* start *
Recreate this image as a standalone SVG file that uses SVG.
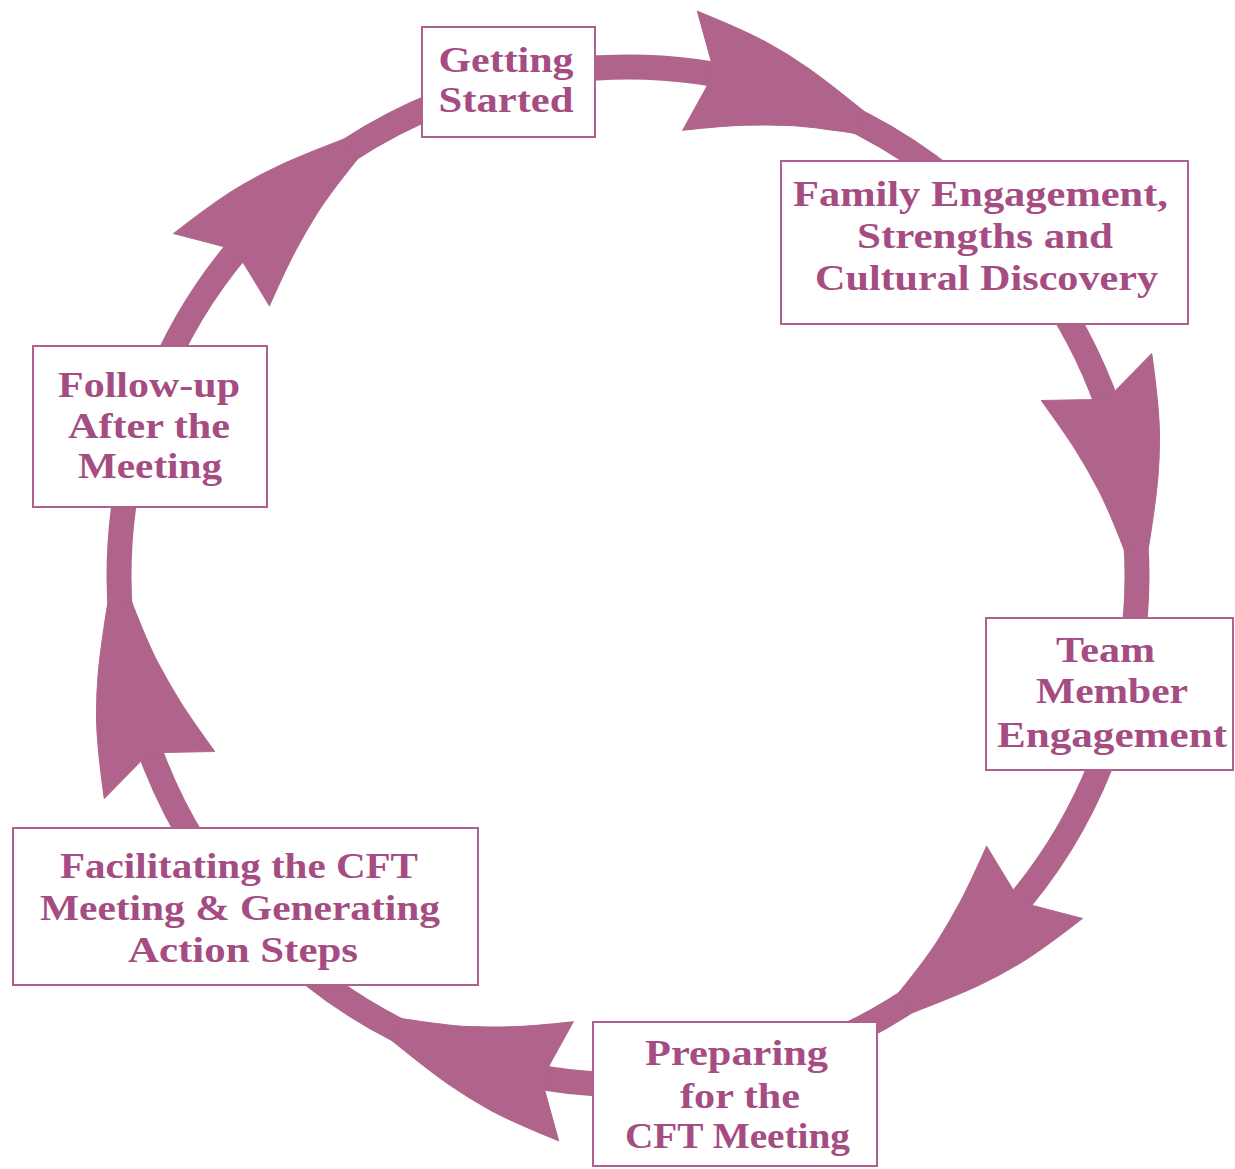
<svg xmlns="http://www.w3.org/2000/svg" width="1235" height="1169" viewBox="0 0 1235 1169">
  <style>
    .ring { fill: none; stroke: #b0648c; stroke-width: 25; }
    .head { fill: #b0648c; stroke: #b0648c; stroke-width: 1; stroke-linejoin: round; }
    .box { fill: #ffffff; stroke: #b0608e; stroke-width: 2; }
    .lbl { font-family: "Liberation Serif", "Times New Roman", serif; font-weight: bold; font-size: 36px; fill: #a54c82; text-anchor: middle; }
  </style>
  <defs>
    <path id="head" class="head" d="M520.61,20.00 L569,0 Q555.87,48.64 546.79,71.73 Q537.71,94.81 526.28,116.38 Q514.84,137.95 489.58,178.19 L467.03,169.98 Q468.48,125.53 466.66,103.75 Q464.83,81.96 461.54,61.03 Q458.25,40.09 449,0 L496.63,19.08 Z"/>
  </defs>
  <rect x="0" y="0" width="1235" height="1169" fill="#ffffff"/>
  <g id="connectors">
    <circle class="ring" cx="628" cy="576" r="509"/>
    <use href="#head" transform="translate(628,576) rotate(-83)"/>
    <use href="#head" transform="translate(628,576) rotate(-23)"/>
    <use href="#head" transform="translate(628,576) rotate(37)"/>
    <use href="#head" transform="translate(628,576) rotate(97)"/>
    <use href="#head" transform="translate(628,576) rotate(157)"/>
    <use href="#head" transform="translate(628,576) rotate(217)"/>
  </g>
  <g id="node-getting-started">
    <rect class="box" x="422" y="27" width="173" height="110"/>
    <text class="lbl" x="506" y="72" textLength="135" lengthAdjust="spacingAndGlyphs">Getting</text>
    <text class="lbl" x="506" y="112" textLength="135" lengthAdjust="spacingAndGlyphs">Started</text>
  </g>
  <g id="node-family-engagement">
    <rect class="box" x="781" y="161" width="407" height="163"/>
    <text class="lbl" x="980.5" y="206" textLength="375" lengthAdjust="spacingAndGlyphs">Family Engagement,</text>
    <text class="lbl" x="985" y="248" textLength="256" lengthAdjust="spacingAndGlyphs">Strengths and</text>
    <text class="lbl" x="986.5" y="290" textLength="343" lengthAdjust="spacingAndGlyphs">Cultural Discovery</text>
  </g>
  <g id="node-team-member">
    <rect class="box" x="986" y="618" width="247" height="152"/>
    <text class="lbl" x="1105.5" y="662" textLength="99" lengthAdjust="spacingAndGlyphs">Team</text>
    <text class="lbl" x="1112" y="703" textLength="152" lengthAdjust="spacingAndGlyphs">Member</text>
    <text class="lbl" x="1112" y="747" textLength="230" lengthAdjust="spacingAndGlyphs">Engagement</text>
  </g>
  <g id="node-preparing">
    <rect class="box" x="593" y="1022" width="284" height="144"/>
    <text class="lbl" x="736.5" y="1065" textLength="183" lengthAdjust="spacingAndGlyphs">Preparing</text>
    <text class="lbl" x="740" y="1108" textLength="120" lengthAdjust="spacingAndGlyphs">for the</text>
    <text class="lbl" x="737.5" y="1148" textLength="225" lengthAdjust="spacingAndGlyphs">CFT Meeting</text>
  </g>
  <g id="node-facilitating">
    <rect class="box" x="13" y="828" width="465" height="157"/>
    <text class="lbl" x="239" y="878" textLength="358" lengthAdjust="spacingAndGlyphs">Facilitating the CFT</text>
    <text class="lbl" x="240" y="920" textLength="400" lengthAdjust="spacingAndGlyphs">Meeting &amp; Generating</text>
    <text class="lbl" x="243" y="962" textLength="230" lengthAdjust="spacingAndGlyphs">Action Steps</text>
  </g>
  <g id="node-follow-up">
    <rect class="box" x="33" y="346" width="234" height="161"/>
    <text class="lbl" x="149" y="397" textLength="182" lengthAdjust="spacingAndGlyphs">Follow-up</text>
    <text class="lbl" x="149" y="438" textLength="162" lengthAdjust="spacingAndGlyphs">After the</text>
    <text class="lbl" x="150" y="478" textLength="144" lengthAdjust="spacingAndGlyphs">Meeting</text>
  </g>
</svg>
* end *
**PROBLEM STATEMENT:** Write out the full set of lines verbatim, without the pictures.

**CORRECT RESULT:**
Recreate this image as a standalone SVG file that uses SVG.
<svg xmlns="http://www.w3.org/2000/svg" width="1235" height="1169" viewBox="0 0 1235 1169">
  <style>
    .ring { fill: none; stroke: #b0648c; stroke-width: 25; }
    .head { fill: #b0648c; stroke: #b0648c; stroke-width: 1; stroke-linejoin: round; }
    .box { fill: #ffffff; stroke: #b0608e; stroke-width: 2; }
    .lbl { font-family: "Liberation Serif", "Times New Roman", serif; font-weight: bold; font-size: 36px; fill: #a54c82; text-anchor: middle; }
  </style>
  <defs>
    <path id="head" class="head" d="M520.61,20.00 L569,0 Q555.87,48.64 546.79,71.73 Q537.71,94.81 526.28,116.38 Q514.84,137.95 489.58,178.19 L467.03,169.98 Q468.48,125.53 466.66,103.75 Q464.83,81.96 461.54,61.03 Q458.25,40.09 449,0 L496.63,19.08 Z"/>
  </defs>
  <rect x="0" y="0" width="1235" height="1169" fill="#ffffff"/>
  <g id="connectors">
    <circle class="ring" cx="628" cy="576" r="509"/>
    <use href="#head" transform="translate(628,576) rotate(-83)"/>
    <use href="#head" transform="translate(628,576) rotate(-23)"/>
    <use href="#head" transform="translate(628,576) rotate(37)"/>
    <use href="#head" transform="translate(628,576) rotate(97)"/>
    <use href="#head" transform="translate(628,576) rotate(157)"/>
    <use href="#head" transform="translate(628,576) rotate(217)"/>
  </g>
  <g id="node-getting-started">
    <rect class="box" x="422" y="27" width="173" height="110"/>
    <text class="lbl" x="506" y="72" textLength="135" lengthAdjust="spacingAndGlyphs">Getting</text>
    <text class="lbl" x="506" y="112" textLength="135" lengthAdjust="spacingAndGlyphs">Started</text>
  </g>
  <g id="node-family-engagement">
    <rect class="box" x="781" y="161" width="407" height="163"/>
    <text class="lbl" x="980.5" y="206" textLength="375" lengthAdjust="spacingAndGlyphs">Family Engagement,</text>
    <text class="lbl" x="985" y="248" textLength="256" lengthAdjust="spacingAndGlyphs">Strengths and</text>
    <text class="lbl" x="986.5" y="290" textLength="343" lengthAdjust="spacingAndGlyphs">Cultural Discovery</text>
  </g>
  <g id="node-team-member">
    <rect class="box" x="986" y="618" width="247" height="152"/>
    <text class="lbl" x="1105.5" y="662" textLength="99" lengthAdjust="spacingAndGlyphs">Team</text>
    <text class="lbl" x="1112" y="703" textLength="152" lengthAdjust="spacingAndGlyphs">Member</text>
    <text class="lbl" x="1112" y="747" textLength="230" lengthAdjust="spacingAndGlyphs">Engagement</text>
  </g>
  <g id="node-preparing">
    <rect class="box" x="593" y="1022" width="284" height="144"/>
    <text class="lbl" x="736.5" y="1065" textLength="183" lengthAdjust="spacingAndGlyphs">Preparing</text>
    <text class="lbl" x="740" y="1108" textLength="120" lengthAdjust="spacingAndGlyphs">for the</text>
    <text class="lbl" x="737.5" y="1148" textLength="225" lengthAdjust="spacingAndGlyphs">CFT Meeting</text>
  </g>
  <g id="node-facilitating">
    <rect class="box" x="13" y="828" width="465" height="157"/>
    <text class="lbl" x="239" y="878" textLength="358" lengthAdjust="spacingAndGlyphs">Facilitating the CFT</text>
    <text class="lbl" x="240" y="920" textLength="400" lengthAdjust="spacingAndGlyphs">Meeting &amp; Generating</text>
    <text class="lbl" x="243" y="962" textLength="230" lengthAdjust="spacingAndGlyphs">Action Steps</text>
  </g>
  <g id="node-follow-up">
    <rect class="box" x="33" y="346" width="234" height="161"/>
    <text class="lbl" x="149" y="397" textLength="182" lengthAdjust="spacingAndGlyphs">Follow-up</text>
    <text class="lbl" x="149" y="438" textLength="162" lengthAdjust="spacingAndGlyphs">After the</text>
    <text class="lbl" x="150" y="478" textLength="144" lengthAdjust="spacingAndGlyphs">Meeting</text>
  </g>
</svg>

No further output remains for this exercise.